I was originally interested in geology and archeology rather than art, and it wasn’t until my high school days when the world of art opened up for me. In the first year, a part-time art teacher, who had just graduated from Tama Art University in Tokyo, was assigned to my high school (he returned to the Oil Painting Course at Tama Art University two years later and became my fellow student, and we still have a good teacher-student relationship), and this young teacher and I often visited exhibitions of great artists together, like Van Gogh and Chagall. Through viewing the awe-inspiring work of the masters, my perception of the world of art gradually changed. As I was an impatient and impetuous type of person who always wanted to see results straightaway, art seemed to suit me as I could obtain quick and visible results through my work. It didn’t take long before I began to immerse myself in art after this, and I began to realize it was not that easy to bring about results in the art world.

Another person who influenced me during my high school time was an English teacher who wanted to become a painter, and actively encouraged me, saying I should pursue my dream while I was young. My decision to join the Oil Painting Course at Tama Art University was mainly due to encountering these two teachers and enjoying their support and advice. However, I was never truly able to find fulfillment in oil painting as I tended to get too hung up on “results.”
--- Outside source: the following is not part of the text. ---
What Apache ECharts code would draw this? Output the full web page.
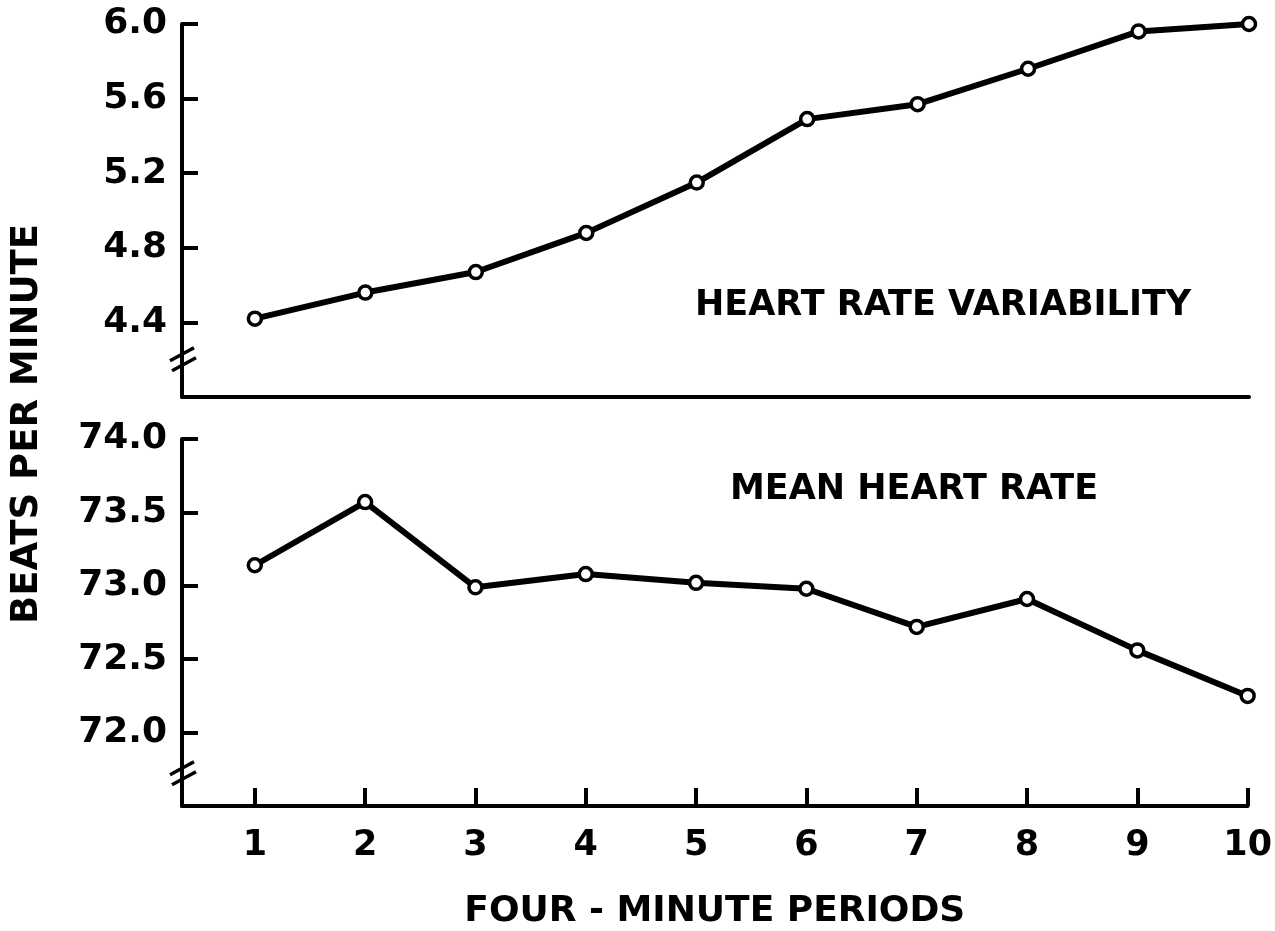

In the autumn of my freshman year at the university, I went to see Masuo Ikeda’s work, a Grand Prix winner in the printmaking division of Venice Biennale, at an art gallery in Kyobashi, Osaka, and was completely blown away. To me, printed work seemed to be a genuine completion of expression, and as I was far too impatient to wait for the print classes which would start over a year later at my university, I began to study it on my own. I gathered and learned techniques and expressions one after the other, and consequently had work accepted for the Exhibition of the Japan Print Association when I was a sophomore, and won the New Comer’s Prize at the same exhibition in my junior year, the year printmaking classes started at my university.

In my junior year, 1968, there was turmoil and numerous disputes in universities all over Japan, which was hardly the kind of environment conducive to taking classes at university, but I remained totally focused on the commitment to my art work. The following year, just after I became a senior, I won a Grand Prix at the same exhibition. These disputes were to end just before the time of graduation, and many teachers and students returned to the university. I, however, did not. The reason I write “Studied at the Oil Painting Course, Tama Art University” rather than “Graduated” on my resume is a reflection of my personal viewpoint of the situation at that time. (My mother received the graduation certificate from the university later.)
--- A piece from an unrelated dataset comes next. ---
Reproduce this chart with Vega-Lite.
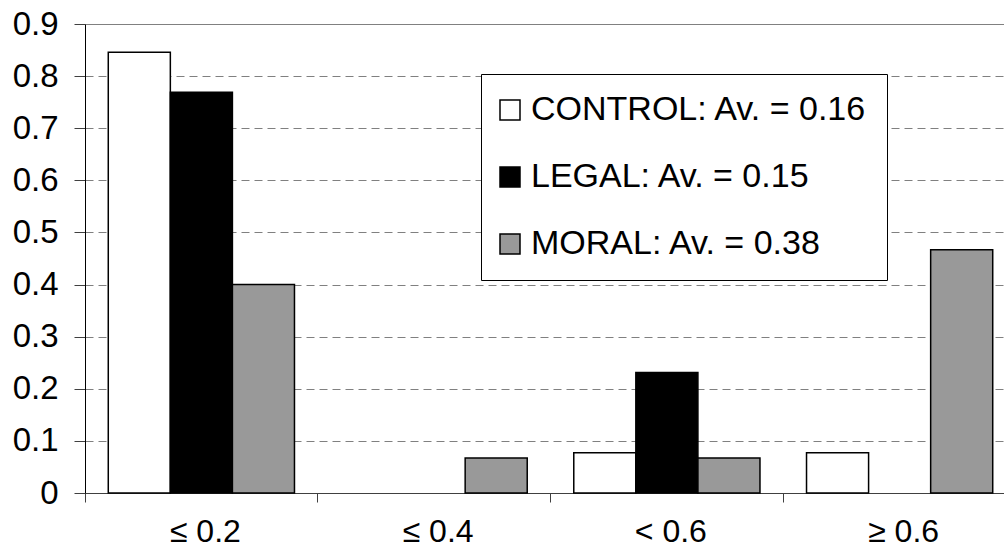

During these chaotic times, I founded a silkscreen printmaking company with two of my friends from an art university prep school, Mitsuhiko Yoshida (illustrator) and Makiko Goto (Mrs. Yoshida), to create artworks and posters and to extend my work as an artist.

It was in 1972, due to two coincidental events, that I decided to move to Kyoto. I was invited by Kyoto City University of Arts as a lecturer when it established a printmaking course (as there were not many artists who were engaged in phototype printing around at that time), and I accepted an invitation to hold a personal exhibition at Heian Gallery, a long-established gallery in Kyoto, as part of its second anniversary event.

Since then, I have been living and working as an artist in Kyoto, a city where I originally had not had any connections or acquaintances. I think it is very true to say that my life over this time has been shaped through a variety of different connections and encounters.